CIN is recognized as a risk of exposure to iodine-containing contrast media. The risk can be as high as 50% in patients with risk factors such as CKD and diabetic nephropathy, said investigator Young-Hak Kim, MD, PhD, Associate Professor of Cardiology at University of Ulsan College of Medicine at the Asan Medical Center, Seoul, Republic of Korea.
“Recent small-scale studies had suggested that hydration with sodium bicarbonate may be more protective than sodium chloride alone in the prevention of CIN,” Dr. Kim said. However, a recent meta-analysis (Ann Intern Med. 2009;151:631-638) questioned the effectiveness of sodium bicarbonate due to the heterogeneity in outcomes across studies.
In a study known as PREVENT (Preventive Strategies of Renal Insufficiency in Patients with Diabetes Undergoing Intervention of Arteriography), 382 patients with diabetes and mild-to-moderate chronic stable renal dysfunction (serum creatinine of 1.1 mg/dL or higher and an estimated glomerular filtration rate [eGFR] below 60 mL/min/1.73 m2) who were undergoing coronary or endovascular intervention or angiography were randomized to either open-label sodium chloride or sodium bicarbonate to prevent CIN.
Patients randomized to saline were given 0.9% isotonic solution at 1 mL/kg infused for 12 hours before and after contrast injection; those randomized to sodium bicarbonate were given 154 mEq/L infused at 3 mL/kg for one hour prior to contrast, followed by 1 mL/kg per hour during the procedure and for six hours after completion of the procedure.

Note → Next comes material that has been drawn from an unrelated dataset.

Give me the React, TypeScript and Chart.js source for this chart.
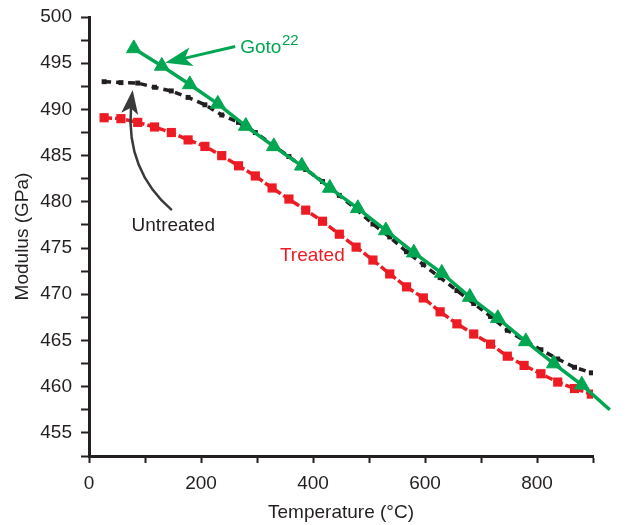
import React, { useEffect, useRef } from 'react';
import { Chart, registerables } from 'chart.js';

Chart.register(...registerables);

// ---- Data ----
const treatedTemps = [27, 57, 87, 117, 147, 177, 207, 237, 267, 297, 327, 357, 387, 417, 447, 477, 507, 537, 567, 597, 627, 657, 687, 717, 747, 777, 807, 837, 867, 897];
const treatedModulus = [489.1, 489.0, 488.6, 488.1, 487.5, 486.7, 486.0, 485.0, 483.9, 482.8, 481.5, 480.3, 479.1, 477.9, 476.5, 475.1, 473.7, 472.2, 470.8, 469.6, 468.1, 466.8, 465.7, 464.6, 463.3, 462.3, 461.4, 460.5, 459.8, 459.2];

const untreatedTemps = [27, 57, 87, 117, 147, 177, 207, 237, 267, 297, 327, 357, 387, 417, 447, 477, 507, 537, 567, 597, 627, 657, 687, 717, 747, 777, 807, 837, 867, 897];
const untreatedModulus = [493.0, 492.9, 492.85, 492.4, 492.0, 491.3, 490.5, 489.4, 488.6, 487.5, 486.2, 484.9, 483.5, 482.2, 480.7, 479.2, 477.6, 476.2, 474.6, 473.2, 471.8, 470.4, 469.0, 467.6, 466.1, 465.0, 464.0, 463.0, 462.1, 461.5];

const gotoTemps = [80, 130, 180, 230, 280, 330, 380, 430, 480, 530, 580, 630, 680, 730, 780, 830, 880, 930];
const gotoModulus = [496.6, 494.7, 492.7, 490.6, 488.2, 486.0, 483.9, 481.5, 479.3, 476.9, 474.5, 472.3, 469.7, 467.4, 464.9, 462.5, 460.2, 457.5];

const xMin = 0;
const xMax = 900;
const xStep = 100;
const xLabelEvery = 200;
const yMin = 452.5;
const yMax = 500;
const yStep = 2.5;
const yLabelEvery = 5;

const xTitle = 'Temperature (°C)';
const yTitle = 'Modulus (GPa)';

// annotation anchors in data space
const gotoLabel = { text: 'Goto', sup: '22', x: 270, y: 496.15 };
const gotoArrow = { fromX: 261, fromY: 496.8, toX: 136, toY: 495.05 };
const untreatedLabel = { text: 'Untreated', x: 76, y: 476.8 };
const untreatedArrow = { fromX: 148, fromY: 479.1, ctrlX: 66, ctrlY: 483.4, endX: 75, endY: 490.2, tipX: 78, tipY: 492.1 };
const treatedLabel = { text: 'Treated', x: 341, y: 473.6 };

const GREEN = '#00a651';
const RED = '#ed1c24';
const BLACK = '#231f20';
const FONT = "'Liberation Sans', Arial, Helvetica, sans-serif";

function drawHead(ctx: CanvasRenderingContext2D, tx: number, ty: number, dx: number, dy: number, len: number, half: number) {
  const l = Math.hypot(dx, dy);
  const ux = dx / l, uy = dy / l;
  const bx = tx - ux * len, by = ty - uy * len;
  const nx = -uy, ny = ux;
  ctx.beginPath();
  ctx.moveTo(tx, ty);
  ctx.lineTo(bx + nx * half, by + ny * half);
  ctx.lineTo(tx - ux * len * 0.75, ty - uy * len * 0.75);
  ctx.lineTo(bx - nx * half, by - ny * half);
  ctx.closePath();
  ctx.fill();
}

const annotationPlugin = {
  id: 'annotations',
  afterDatasetsDraw(chart: any) {
    const { ctx } = chart;
    const xs = chart.scales.x;
    const ys = chart.scales.y;
    const px = (v: number) => xs.getPixelForValue(v);
    const py = (v: number) => ys.getPixelForValue(v);
    ctx.save();
    ctx.textBaseline = 'alphabetic';
    ctx.textAlign = 'left';

    // Goto label
    ctx.fillStyle = GREEN;
    ctx.font = `19px ${FONT}`;
    const gx = px(gotoLabel.x), gy = py(gotoLabel.y);
    ctx.fillText(gotoLabel.text, gx, gy);
    const gw = ctx.measureText(gotoLabel.text).width;
    ctx.font = `15px ${FONT}`;
    ctx.fillText(gotoLabel.sup, gx + gw + 0.5, gy - 7.5);

    // Goto arrow
    ctx.strokeStyle = GREEN;
    ctx.fillStyle = GREEN;
    ctx.lineWidth = 3;
    const ax0 = px(gotoArrow.fromX), ay0 = py(gotoArrow.fromY);
    const ax1 = px(gotoArrow.toX), ay1 = py(gotoArrow.toY);
    const dx = ax1 - ax0, dy = ay1 - ay0;
    const L = Math.hypot(dx, dy);
    ctx.beginPath();
    ctx.moveTo(ax0, ay0);
    ctx.lineTo(ax1 - (dx / L) * 15, ay1 - (dy / L) * 15);
    ctx.stroke();
    drawHead(ctx, ax1, ay1, dx, dy, 27, 9.5);

    // Untreated label
    ctx.fillStyle = BLACK;
    ctx.font = `19px ${FONT}`;
    ctx.fillText(untreatedLabel.text, px(untreatedLabel.x), py(untreatedLabel.y));

    // Untreated curved arrow
    ctx.strokeStyle = '#3a3a3c';
    ctx.fillStyle = '#3a3a3c';
    ctx.lineWidth = 2.5;
    const ux0 = px(untreatedArrow.fromX), uy0 = py(untreatedArrow.fromY);
    const ucx = px(untreatedArrow.ctrlX), ucy = py(untreatedArrow.ctrlY);
    const ux1 = px(untreatedArrow.endX), uy1 = py(untreatedArrow.endY);
    const utx = px(untreatedArrow.tipX), uty = py(untreatedArrow.tipY);
    ctx.beginPath();
    ctx.moveTo(ux0, uy0);
    ctx.quadraticCurveTo(ucx, ucy, ux1, uy1);
    ctx.stroke();
    drawHead(ctx, utx, uty, utx - ux1 + 0.5, uty - uy1, 24, 8.5);

    // Treated label
    ctx.fillStyle = RED;
    ctx.font = `19px ${FONT}`;
    ctx.fillText(treatedLabel.text, px(treatedLabel.x), py(treatedLabel.y));

    ctx.restore();
  },
};

const isMultiple = (v: number, m: number) => Math.abs(v / m - Math.round(v / m)) < 1e-6;

export default function App() {
  const canvasRef = useRef<HTMLCanvasElement | null>(null);

  useEffect(() => {
    if (!canvasRef.current) return;
    Chart.defaults.font.family = FONT;
    const chart = new Chart(canvasRef.current, {
      type: 'line',
      data: {
        datasets: [
          {
            label: 'Goto',
            data: gotoTemps.map((t, i) => ({ x: t, y: gotoModulus[i] })),
            borderColor: GREEN,
            backgroundColor: GREEN,
            borderWidth: 3.5,
            pointStyle: 'triangle',
            pointRadius: 8.5,
            pointBorderWidth: 1,
            pointBackgroundColor: GREEN,
            pointBorderColor: GREEN,
            clip: false as any,
            order: 0,
          },
          {
            label: 'Untreated',
            data: untreatedTemps.map((t, i) => ({ x: t, y: untreatedModulus[i] })),
            borderColor: BLACK,
            backgroundColor: BLACK,
            borderWidth: 3.5,
            borderDash: [7, 5],
            pointStyle: 'rect',
            pointRadius: 3.5,
            pointBorderWidth: 0,
            pointBackgroundColor: BLACK,
            order: 2,
          },
          {
            label: 'Treated',
            data: treatedTemps.map((t, i) => ({ x: t, y: treatedModulus[i] })),
            borderColor: RED,
            backgroundColor: RED,
            borderWidth: 3.5,
            borderDash: [8, 3],
            pointStyle: 'rect',
            pointRadius: 6.5,
            pointBorderWidth: 0,
            pointBackgroundColor: RED,
            order: 1,
          },
        ],
      },
      options: {
        animation: false,
        responsive: true,
        maintainAspectRatio: false,
        layout: { padding: { top: 17, right: 33, left: 0, bottom: 0 } },
        plugins: {
          legend: { display: false },
          tooltip: { enabled: false },
        },
        elements: { line: { tension: 0 } },
        scales: {
          x: {
            type: 'linear',
            min: xMin,
            max: xMax,
            ticks: {
              stepSize: xStep,
              color: BLACK,
              font: { size: 19 },
              padding: 9,
              maxRotation: 0,
              autoSkip: false,
              callback: (v: any) => (isMultiple(Number(v), xLabelEvery) ? String(v) : ''),
            },
            grid: {
              drawOnChartArea: false,
              drawTicks: true,
              tickLength: 7,
              tickWidth: 2,
              tickColor: BLACK,
              color: BLACK,
            },
            border: { display: true, color: BLACK, width: 3 },
            title: {
              display: true,
              text: xTitle,
              color: BLACK,
              font: { size: 19 },
              padding: { top: 0, bottom: 1 },
            },
            afterFit: (scale: any) => {
              scale.height = 69;
            },
          },
          y: {
            type: 'linear',
            min: yMin,
            max: yMax,
            ticks: {
              stepSize: yStep,
              color: BLACK,
              font: { size: 19, lineHeight: 0.8 },
              padding: 9,
              autoSkip: false,
              callback: (v: any) => (isMultiple(Number(v), yLabelEvery) ? String(v) : ''),
            },
            grid: {
              drawOnChartArea: false,
              drawTicks: true,
              tickLength: 8,
              tickWidth: 2,
              tickColor: BLACK,
              color: BLACK,
            },
            border: { display: true, color: BLACK, width: 3 },
            title: {
              display: true,
              text: yTitle,
              color: BLACK,
              font: { size: 19 },
              padding: { top: 11, bottom: 0 },
            },
            afterFit: (scale: any) => {
              scale.width = 89;
            },
          },
        },
      },
      plugins: [annotationPlugin],
    });
    return () => chart.destroy();
  }, []);

  return (
    <div style={{ position: 'absolute', left: 0, top: 0, width: 626, height: 525, background: '#fff' }}>
      <canvas ref={canvasRef} />
    </div>
  );
}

The investigators defined CIN as a serum creatinine level greater than 25% or an absolute increase of serum creatinine of 0.5 mg/dL or greater within 48 hours after exposure to contrast.
The rate of CIN was 5.3% with sodium chloride solution infusion compared to 9.0% with sodium bicarbonate solution. The percentage of patients who required dialysis after the procedure, potentially due to CIN, was 2.1% with sodium bicarbonate compared with 1.1% with saline. These differences between the groups were not significant.
In both groups, CIN developed within 48 hours of the coronary procedure more commonly when patients had a contrast load greater than 140 mL. Neither serum creatinine levels nor kidney function, as measured by eGFR, changed significantly in either group when assessed on days 1 and 2 after contrast exposure.
The rates of major adverse events—a composite of myocardial infarction (MI), death, stroke, and need for dialysis—were similar between the groups after one month of follow-up.
The results mirror those of a recent American study (JAMA. 2008:300:1038-1046) in which eGFR decreased by more than 25% in a similar number of patients receiving either sodium bicarbonate or saline. In this study, the rates of death, dialysis, MI, and cerebrovascular events did not differ between the groups at 30 days or six months.